Following the above ideas, Yu.A. Drozd [a5] introduced and successfully applied a Tits quadratic form in the study of finite representation type of the Krull–Schmidt category of matrix $K$-representations of partially ordered sets $( I , \preceq )$ with a unique maximal element (see [a10], [a19]). In [a6] and [a7] he also studied bimodule matrix problems and the representation type of boxes $\mathcal{B}$ by means of an associated Tits quadratic form $q_{\cal B} : {\bf Z} ^ { n } \rightarrow {\bf Z}$ (see also [a18]). In particular, he showed [a6] that if $\mathcal{B}$ is of tame representation type, then $q_{\mathcal{B}}$ is weakly non-negative, that is, $q _ { \mathcal B } ( v ) \geq 0$ for all $v \in {\bf N} ^ { n }$.
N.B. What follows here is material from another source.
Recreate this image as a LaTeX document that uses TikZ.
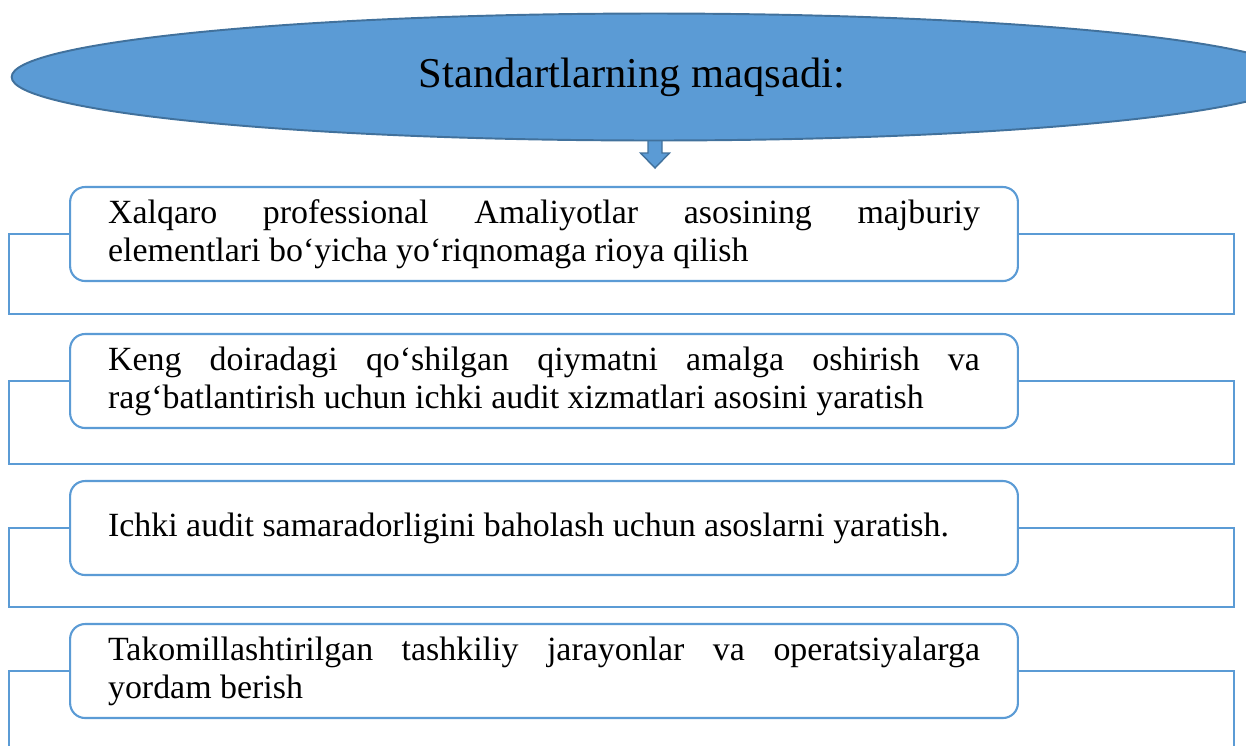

K. Bongartz [a3] associated with any finite-dimensional basic $K$-algebra $R$ a Tits quadratic form as follows. Let $\{ e _ { 1 } , \ldots , e _ { n } \}$ be a complete set of primitive pairwise non-isomorphic orthogonal idempotents of the algebra $R$. Fix a finite quiver $Q = ( Q _ { 0 } , Q _ { 1 } )$ with $Q _ { 0 } = \{ 1 , \ldots , n \}$ and a $K$-algebra isomorphism $R \simeq K Q / I$, where $K Q$ is the path $K$-algebra of the quiver $Q$ (see [a1], [a10], [a19]) and $I$ is an ideal of $R$ contained in the square of the Jacobson radical $\operatorname{rad} R$ of $R$ and containing a power of $\operatorname{rad} R$. Assume that $Q$ has no oriented cycles (and hence the global dimension of $R$ is finite). The Tits quadratic form $q_R : {\bf Z} ^ { n } \rightarrow \bf Z$ of $R$ is defined by the formula

$$\begin{equation*} q_{ R} ( x ) = \sum _ { j \in Q _ { 0 } } x _ { j } ^ { 2 } - \sum _ {( \beta : i \rightarrow j ) \in Q _ { 1 } } x _ { i } x _ { j } + \sum _ { ( \beta : i \rightarrow j ) \in Q _ { 1 } } r _ { i ,\, j } x _ { i } x _ { j }, \end{equation*}$$

where $r_{i, j} = | L \cap e _ { j } I e _ { i } |$, for a minimal set $L$ of generators of $I$ contained in $\sum _ { i , j \in Q _ { 0 } } e _ { j } I { e }_i$. One checks that $r_{i,\,j} = \operatorname { dim } _ { K } \operatorname { Ext } _ { R } ^ { 2 } ( S _ { j } , S _ { i } )$, where $S _ { t }$ is the simple $R$-module associated to the vertex $t \in Q_0$. Then the definition of $q_{ R}$ depends only on $R$, and when $R$ is of global dimension at most two, the form $q_{ R}$ coincides with the Euler characteristic $\chi _ { R } : K _ { 0 } ( \operatorname { mod } R ) \rightarrow \mathbf Z$, $[ X ] \mapsto \chi _ { R } ( [ X ] ) = \sum _ { m = 0 } ^ { \infty } ( - 1 ) ^ { m } \operatorname { dim } _ { K } \operatorname { Ext } _ { R } ^ { m } ( X , X )$, under a group isomorphism $\underline{\operatorname { dim }} : K _ { 0 } ( \operatorname { mod } R ) \rightarrow \mathbf{Z} ^ { Q _ { 0 } }$, where is the Grothendieck group of the category $\operatorname{mod} R$ of finite-dimensional right $R$-modules (see [a17]). Note that $q_R = q_Q$ if $R = K Q$.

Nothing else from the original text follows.